Paranaländer descubre de sopetón en una afirmación feminista de los años 20 el origen quizá en el fondo no popular de las ideas progresistas que tratan de instituirse en nuestro medio.
“La carencia de fábrica hace que en realidad la mujer obrera no exista en nuestro país”.
Esto declara María Felicidad González, pionera del feminismo local paraguayo, en una artículo periodístico titulado “La mujer paraguaya” del 8 de julio de 1922 (Caras y caretas, p. 36).
Merece tal contundente afirmación al menos dos disquisiciones. Una actual, candente y, la otra, histórica.
Suponiendo sea cierta tal afirmación, queda flotando una primera pregunta: ¿entonces es un mito esa rancia y unánime creencia de que las ideas vienen de abajo, de las capas populares, etc.? Si no había obreras en los años 20 liberales del Paraguay, ¿cómo asomó la idea del feminismo en Paraguay? ¿Fue una mera idea foránea (USA/UK) elucubrada por intelectuales de una clase con acceso a la instrucción universitaria?
Esta cuestión hoy está muy debatida en relación al origen de la teoría de género, la ley trans, la sustitución con la e de toda vocal que suene a masculino, etc. Al parecer su génesis, una vez más, nos llevaría a las academias norteamericanas, es decir, a los estudiantes y/o profesores universitarios. Por ningún lado se vislumbra un obrero, campesino ni algún homeless como cerebro-ebrio de tales innovaciones posmodernas.
En suma, que las ideas revolucionarias, progresistas, de Occidente, todas, o casi todas, han surgido no de abajo (como se ha creído y propalado habitualmente) sino de arriba y en países poderosos (colonialistas o con visos imperiales).
De hecho, la señora González termina su artículo tarareando el home sweet home yanqui (“ella -es decir, la mujer paraguaya, canta con las clases media y rica”) además de ensalzar al gran país del norte como “cuna” de las ideas más progresistas de la humanidad. También piropea al gobierno liberal de Ayala y al parlamentario femeninista Telémaco Silvera. Pero tiene que reconocer que los derechos políticos de la mujer aún están por instituirse. Casi 40 años después se lograría el voto femenino, en la era de Stroessner (1961).

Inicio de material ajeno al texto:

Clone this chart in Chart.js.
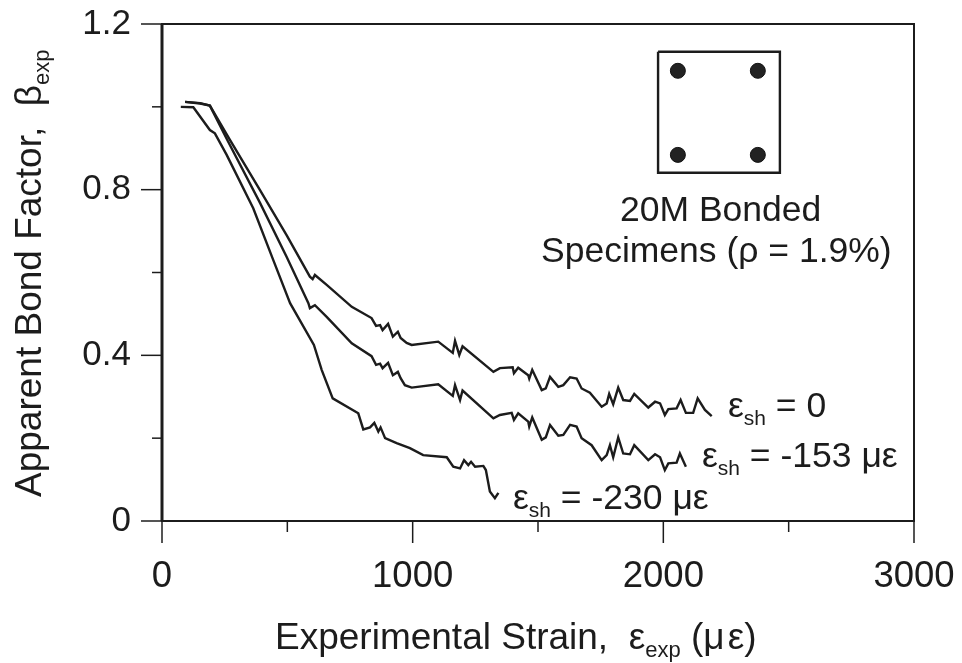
<!DOCTYPE html>
<html>
<head>
<meta charset="utf-8">
<script src="https://cdn.jsdelivr.net/npm/chart.js@4"></script>
<style>
  html, body { margin: 0; padding: 0; background: #fff; }
  canvas { display: block; }
</style>
</head>
<body>
<canvas id="grafica" width="962" height="663"></canvas>
<script>
// =======================================================
// DATA
// =======================================================
const strain0 = [92,152,191,271,391,497,590,601,610,657,757,836,854,870,880,902,921,941,952,976,996,1102,1160,1169,1186,1199,1322,1348,1399,1404,1421,1461,1465,1477,1515,1531,1548,1581,1601,1628,1654,1674,1707,1754,1774,1784,1800,1820,1840,1867,1884,1940,1967,1987,2006,2020,2053,2069,2090,2119,2137,2166,2193];
const beta0 = [1.012,1.008,1.003,.920,.799,.690,.590,.584,.594,.570,.517,.490,.471,.473,.461,.476,.445,.457,.442,.430,.425,.433,.406,.435,.401,.422,.360,.369,.371,.357,.370,.352,.344,.365,.316,.320,.348,.324,.328,.347,.344,.320,.310,.276,.284,.307,.282,.322,.292,.290,.307,.274,.288,.284,.256,.270,.272,.292,.261,.261,.296,.268,.253];

const strain153 = [92,152,191,263,391,497,584,590,610,657,757,836,854,870,880,902,921,941,952,969,996,1102,1160,1169,1189,1199,1322,1348,1395,1404,1421,1461,1465,1477,1515,1531,1548,1581,1601,1628,1654,1674,1714,1754,1774,1787,1800,1820,1840,1867,1884,1940,1967,1987,2006,2020,2053,2066,2090];
const beta153 = [1.012,1.009,1.003,.917,.768,.638,.526,.514,.521,.493,.429,.398,.377,.380,.369,.382,.352,.360,.345,.328,.322,.330,.302,.328,.292,.315,.248,.256,.261,.244,.260,.240,.228,.250,.196,.202,.232,.206,.208,.232,.228,.200,.183,.147,.159,.183,.154,.202,.163,.161,.183,.147,.161,.154,.123,.139,.141,.163,.131];

const strain230 = [75,125,191,211,258,364,444,511,606,637,681,783,803,830,847,863,872,890,936,989,1042,1136,1162,1189,1205,1222,1233,1249,1282,1292,1308,1328,1342];
const beta230 = [1.000,.999,.944,.936,.884,.755,.630,.526,.425,.365,.296,.260,.221,.226,.237,.216,.226,.200,.188,.176,.159,.154,.131,.127,.147,.135,.143,.131,.133,.123,.071,.055,.068];

// Sección dibujada en el recuadro
const seccionX = [1979,2465,2465,1979,1979];
const seccionY = [1.133,1.133,.841,.841,1.133];
const barrasX = [2058,2377,2058,2377];
const barrasY = [1.087,1.087,.884,.884];

const ticksX = [0,500,1000,1500,2000,2500,3000];
const etiquetasX = [0,1000,2000,3000];
const ticksY = [0,.2,.4,.6,.8,1,1.2];
const etiquetasY = [0,.4,.8,1.2];

const FUENTE = '"Liberation Sans", Arial, sans-serif';
const COLOR = "#1c1c1c";
const TAM = 35.5;
const TAM_EJE = 37;
const TAM_TICKS = 36.5;

const puntos = (xs, ys) => xs.map((x, i) => ({ x, y: ys[i] }));

const serie = (xs, ys) => ({
    data: puntos(xs, ys),
    showLine: true,
    borderColor: COLOR,
    borderWidth: 2.4,
    pointRadius: 0,
    tension: 0
});

// Quita el margen extra que Chart.js reserva para las etiquetas
function fijar(s, campo, valor) {
    s[campo] = valor;
    s.paddingTop = s.paddingBottom = s.paddingLeft = s.paddingRight = 0;
}

// Escribe trozos de texto seguidos, con subíndices
function escribir(ctx, x, y, tam, trozos) {
    ctx.textAlign = "left";
    ctx.textBaseline = "alphabetic";
    ctx.fillStyle = COLOR;
    trozos.forEach(t => {
        const sub = t[1] === "sub";
        ctx.font = `${sub ? Math.round(tam * 0.6) : tam}px ${FUENTE}`;
        ctx.fillText(t[0], x, y + (sub ? 8 : 0));
        x += ctx.measureText(t[0]).width;
    });
}

const extras = {
    id: "extras",
    afterDatasetsDraw(chart) {
        const { ctx, chartArea: a, scales: { x, y } } = chart;
        ctx.save();
        ctx.strokeStyle = COLOR;

        // Marco
        ctx.lineWidth = 2;
        ctx.strokeRect(a.left, a.top, a.right - a.left, a.bottom - a.top);
        ctx.lineWidth = 3;
        ctx.beginPath();
        ctx.moveTo(a.left, a.top);
        ctx.lineTo(a.left, a.bottom);
        ctx.stroke();

        // Marcas de los ejes
        ctx.lineWidth = 1.5;
        ticksX.forEach(v => {
            const largo = etiquetasX.includes(v) ? 22 : 11;
            ctx.beginPath();
            ctx.moveTo(x.getPixelForValue(v), a.bottom);
            ctx.lineTo(x.getPixelForValue(v), a.bottom + largo);
            ctx.stroke();
        });
        ticksY.forEach(v => {
            const largo = etiquetasY.includes(v) ? 21 : 10;
            ctx.beginPath();
            ctx.moveTo(a.left, y.getPixelForValue(v));
            ctx.lineTo(a.left - largo, y.getPixelForValue(v));
            ctx.stroke();
        });

        // Textos
        escribir(ctx, 275, 649, TAM_EJE, [["Experimental Strain,  "], ["ε"], ["exp", "sub"], [" (μ\u200aε)"]]);
        escribir(ctx, 728, 417, TAM, [["ε"], ["sh", "sub"], [" = 0"]]);
        escribir(ctx, 702, 467, TAM, [["ε"], ["sh", "sub"], [" = -153 με"]]);
        escribir(ctx, 513, 509, TAM, [["ε"], ["sh", "sub"], [" = -230 με"]]);
        escribir(ctx, 620, 221, TAM, [["20M Bonded"]]);
        escribir(ctx, 541, 262, TAM, [["Specimens (ρ = 1.9%)"]]);

        ctx.translate(41, 497);
        ctx.rotate(-Math.PI / 2);
        escribir(ctx, 0, 0, TAM_EJE, [["Apparent Bond Factor,  "], ["β"], ["exp", "sub"]]);
        ctx.restore();
    }
};

new Chart(document.getElementById("grafica").getContext("2d"), {
    type: "scatter",
    data: {
        datasets: [
            serie(strain0, beta0),
            serie(strain153, beta153),
            serie(strain230, beta230),
            serie(seccionX, seccionY),
            {
                data: puntos(barrasX, barrasY),
                backgroundColor: "#222",
                borderColor: "#111",
                pointRadius: 7.5,
                borderWidth: 1
            }
        ]
    },
    options: {
        responsive: false,
        animation: false,
        layout: { padding: { top: 24, right: 48 } },
        plugins: { legend: { display: false }, tooltip: { enabled: false } },
        scales: {
            x: {
                type: "linear",
                min: 0,
                max: 3000,
                afterFit: s => fijar(s, "height", 142),
                afterBuildTicks: s => { s.ticks = etiquetasX.map(value => ({ value })); },
                grid: { display: false, drawTicks: false },
                border: { display: false },
                ticks: {
                    color: COLOR,
                    padding: 34,
                    maxRotation: 0,
                    font: { family: FUENTE, size: TAM_TICKS },
                    callback: v => String(v)
                }
            },
            y: {
                min: 0,
                max: 1.2,
                afterFit: s => fijar(s, "width", 162),
                afterBuildTicks: s => { s.ticks = etiquetasY.map(value => ({ value })); },
                grid: { display: false, drawTicks: false },
                border: { display: false },
                ticks: {
                    color: COLOR,
                    padding: 31,
                    font: { family: FUENTE, size: 35 },
                    callback: v => String(v)
                }
            }
        }
    },
    plugins: [extras]
});
</script>
</body>
</html>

La segunda cuestión, más histórica que conceptual o aporética, es el motivo por el cual la señora Felicidad González invisibiliza a las mujeres trabajadoras, por ejemplo a las célebres mercaderas. Y esto antes de aclarar si había o no obreras en Paraguay a comienzos del siglo. Las mercaderas no serían obreras pero eran las trabajadoras más conspicuas entonces en la capital. vendiendo su pety, avati, mandió, naranjas, cumandá, manduvi, etc.
Este desdén por un sector femenino ya se había efectuado en la obra de Serafina Dávalos, quien preocupada por la paranoia higienista y sanitaria acusa a las mujeres de la plaza uruguaya de propagar la blenorragia y la sífilis dentro de la sociedad paraguayensis. corriéndose el riesgo con ello, pensaba la doctora, de que el país se llene de sifilíticos y deficientes mentales. (Otro avatar de este celo positivista extremista -venido del siglo XIX- se revela en el lenguaje de la época, sobre todo con el apotegma inmortalizado tristemente por Báez: “Paraguay país de cretinos”).

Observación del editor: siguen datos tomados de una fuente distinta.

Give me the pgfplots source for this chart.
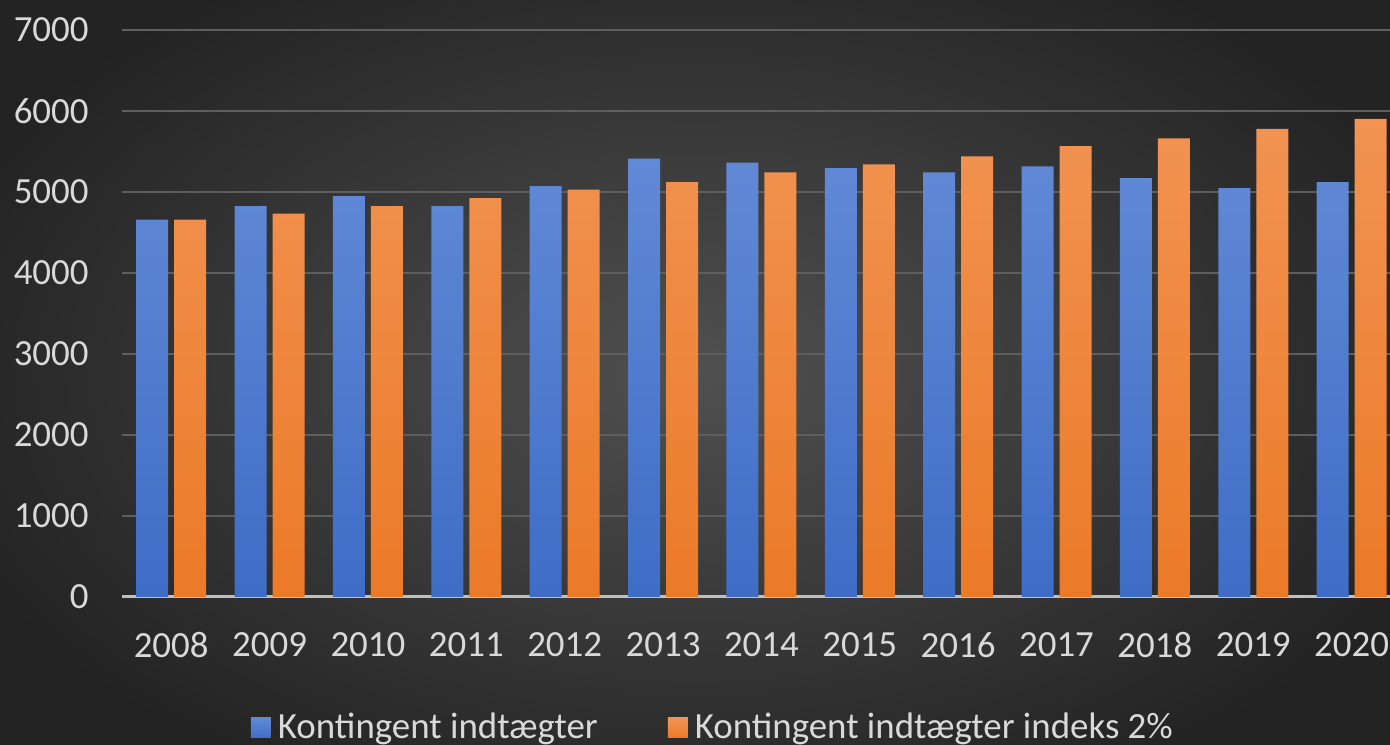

“La mujer de la clase elevada reparte su tiempo entre los cuidados de su hogar los que le demandan las múltiples instituciones de beneficencia de que forma parte. Las asociaciones arriba citadas (“Asilo de huérfanos y mendigos, Asilo de ancianos, Asociación Santa Marta para instruir a la gente de servicio, Asociación Nacional de Damas de Caridad protuberculosos, Asociación de protección a los niños pobres, Asociación pro presos, La gota de leche, etc.”) están compuestas en su totalidad de lo más granado de la sociedad paraguaya. No obstante haber sido hechas para la vida exterior y brillante, ellas son las guardianas de un hogar bien constituido, y es digno de alabarse su espíritu de familia”.